December 28, 2005
To the Editor:
My family dates back to one of the 52 signers of the incorporation papers of the city of Shawnee (papers still on file at the Johnson County court house) -- William Maupin. A copy was published many years ago, and I believe I still have that clipping. But it was just a list -- not a photocopy of the actual incorporation paper on file in Olathe. A photo of that legal document would be interesting to me and, perhaps, to others as well.
One of the photos of the upcoming calendar is the "Bousman house." My grandmother was Ida Bousman. She grew up in that house. I believe that house on the east side of the town square is now a retail shop and has been owned by one of my cousins, Ruth Heaton of Merriam, for many years. Homer Bousman, my late great uncle, was a barber and had a barber shop there or in an adjacent building. He lived above the building for years until he and my late great aunt (neither ever married) built a home in about 1915 on the northeast corner of 59th street and Bluejacket. When the depression arrived, my grandfather and grandmother and their many children (my mother being among them) moved in with them and then took over ownership of the house when my great aunt and uncle passed away in the 1940's. The house has been restored and still stands. When I was very young, I remember being shown the original Bousman home that dated back to the Maupins (my grandmother's mother's father was William Maupin) west of Pflumm on 67th Street. It was not much more than a mud and straw shack. It is has been gone for many years. I believe my grandmother was born there in 1877, and the Bousman home pictured in the calendar was built not too many years after that. Moving from the shack I saw to the luxury of a "town home" must have been quite exciting for the Bousmans. There are still Bousmans in the area plus we are all pre-dated by those related to Chief Bluejacket.

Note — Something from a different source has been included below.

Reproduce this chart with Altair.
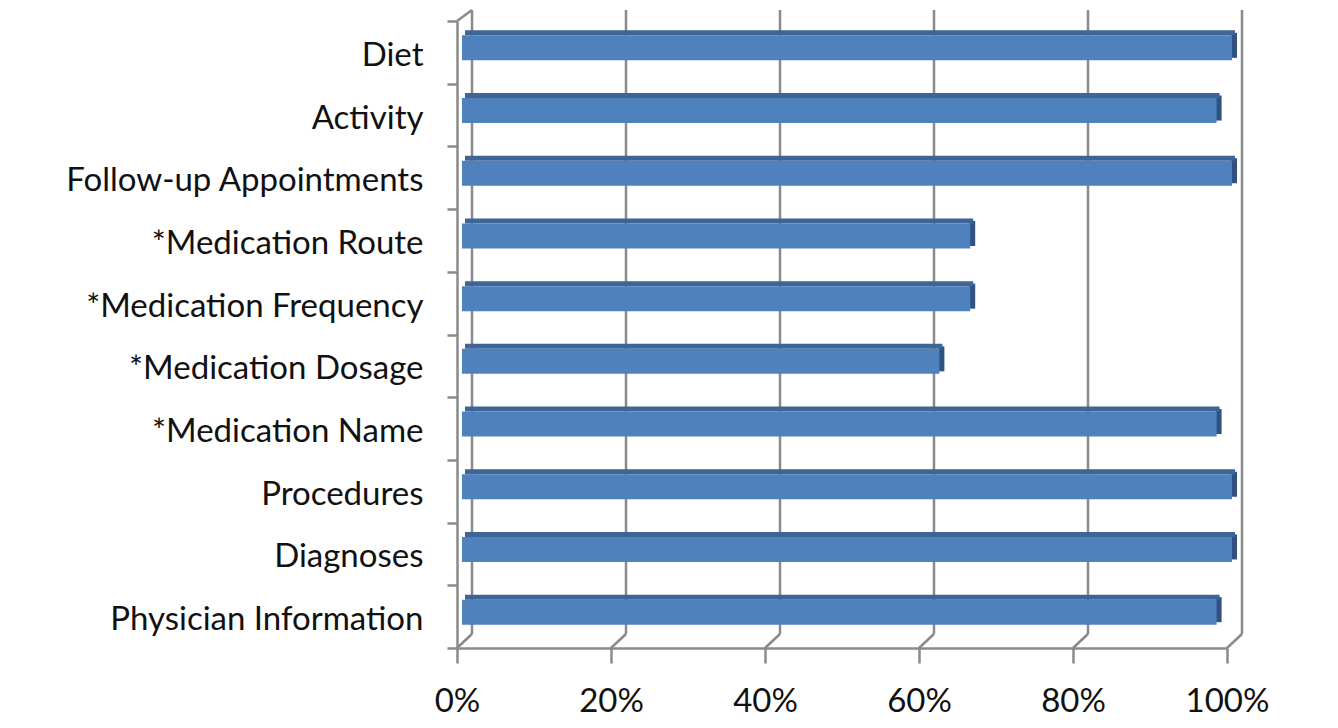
import altair as alt
import pandas as pd

categories = [
    "Diet",
    "Activity",
    "Follow-up Appointments",
    "*Medication Route",
    "*Medication Frequency",
    "*Medication Dosage",
    "*Medication Name",
    "Procedures",
    "Diagnoses",
    "Physician Information",
]
values = [1.00, 0.98, 1.00, 0.66, 0.66, 0.62, 0.98, 1.00, 1.00, 0.98]
tick_values = [0.0, 0.2, 0.4, 0.6, 0.8, 1.0]

df = pd.DataFrame({"category": categories, "value": values, "zero": [0.0] * len(values)})
grid = pd.DataFrame({"tick": tick_values})

FONT = "Lato"
GRAY = "#8a8a8a"
FRONT = "#4F81BD"
TOP = "#3D6597"
SIDE = "#2F5283"

xscale = alt.Scale(domain=[0, 1], nice=False, zero=True)
yscale = alt.Scale(domain=categories, paddingInner=0, paddingOuter=0)

xaxis = alt.Axis(
    values=tick_values,
    format=".0%",
    grid=False,
    domainColor=GRAY,
    domainWidth=2.5,
    tickColor=GRAY,
    tickWidth=2.5,
    tickSize=15,
    labelPadding=22,
    labelFont=FONT,
    labelFontSize=33,
    labelColor="#111111",
    labelFlush=False,
)
yaxis = alt.Axis(
    grid=False,
    domainColor=GRAY,
    domainWidth=2.5,
    tickColor=GRAY,
    tickWidth=2.5,
    tickSize=10,
    tickBand="extent",
    labelPadding=24,
    labelOffset=3,
    labelFont=FONT,
    labelFontSize=33,
    labelColor="#111111",
    labelLimit=0,
)


def X(field):
    return alt.X(field, scale=xscale, axis=xaxis, title=None)


def Y():
    return alt.Y("category:N", scale=yscale, sort=categories, axis=yaxis, title=None)


# back wall gridlines
back = alt.Chart(grid).mark_rule(color=GRAY, strokeWidth=2.5, xOffset=15).encode(
    x=X("tick:Q"),
    y=alt.value(-11),
    y2=alt.value(613),
)

# floor slants
floor = alt.Chart(grid).mark_rule(color=GRAY, strokeWidth=2.5, x2Offset=15).encode(
    x=X("tick:Q"),
    x2=alt.X2("tick:Q"),
    y=alt.value(627),
    y2=alt.value(613),
)

# top-left wall slant
topleft = alt.Chart(grid).transform_filter("datum.tick == 0").mark_rule(
    color=GRAY, strokeWidth=2.5, x2Offset=15
).encode(
    x=X("tick:Q"),
    x2=alt.X2("tick:Q"),
    y=alt.value(0),
    y2=alt.value(-11),
)

# bar side faces
side = alt.Chart(df).mark_bar(color=SIDE, size=25, yOffset=-7, xOffset=4, x2Offset=10).encode(
    x=X("value:Q"),
    x2=alt.X2("value:Q"),
    y=Y(),
)

# bar top faces
top = alt.Chart(df).mark_bar(color=TOP, size=5, yOffset=-19.5, xOffset=8, x2Offset=8).encode(
    x=X("zero:Q"),
    x2=alt.X2("value:Q"),
    y=Y(),
)

# bar front faces
front = alt.Chart(df).mark_bar(color=FRONT, size=25, yOffset=-4.5, xOffset=5, x2Offset=5).encode(
    x=X("zero:Q"),
    x2=alt.X2("value:Q"),
    y=Y(),
)

chart = (
    alt.layer(back, floor, topleft, side, top, front)
    .properties(
        width=770,
        height=627,
        autosize=alt.AutoSizeParams(type="none"),
        padding={"left": 449, "top": 13, "right": 60, "bottom": 72},
    )
    .configure_view(stroke=None)
)

chart.save("out.html", embed_options={"renderer": "svg", "actions": False})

I have let my activities in genealogy slip for some years so what I have is contained in a large plastic tub that hasn't been opened in years. I don't believe my family is locally famous for anything over the years other than, perhaps, dating further back in the history of Shawnee than any other settler family still living in the area. William Maupin (my great-great-grandfather) moved to Shawnee in about 1853 but the earliest date I was able to definitely confirm him being here is 1856 so the plaque in the settler memorial has 1856 on it. He had the first grist mill in Shawnee which, I believe, was located where the old Shawnee grade school was located (tennis courts are there now -- I went to school there as did my mother and many of my relatives now all passed on). Even though I'm only 58, I find it surprising that so many people consider me among the few who can relate some of Shawnee's history. Shawnee was a semi-rural "truck farm" town in 1947 with a population of 857 (per a town publication I still have) so the Shawnee then and the Shawnee now bear little similarity with each other. The best I can do is say where this used to be and where that used to be. And what my grandmother told me in her later years. I just wish I had listened better but at least I can still remember some of it. It seems Shawnee from the turn of the century to about 1955 changed little but began to change quickly in the late 50's. I suspect there are only a few dozen people still in Shawnee who were here in 1947 so the accelerated change Shawnee has experienced has left me feeling much older than I am. I drive through the center of "old Shawnee" and, in my mind, it is the town I grew up in but the memories are only in my mind. Otherwise, it is mostly just like any other modern town of today.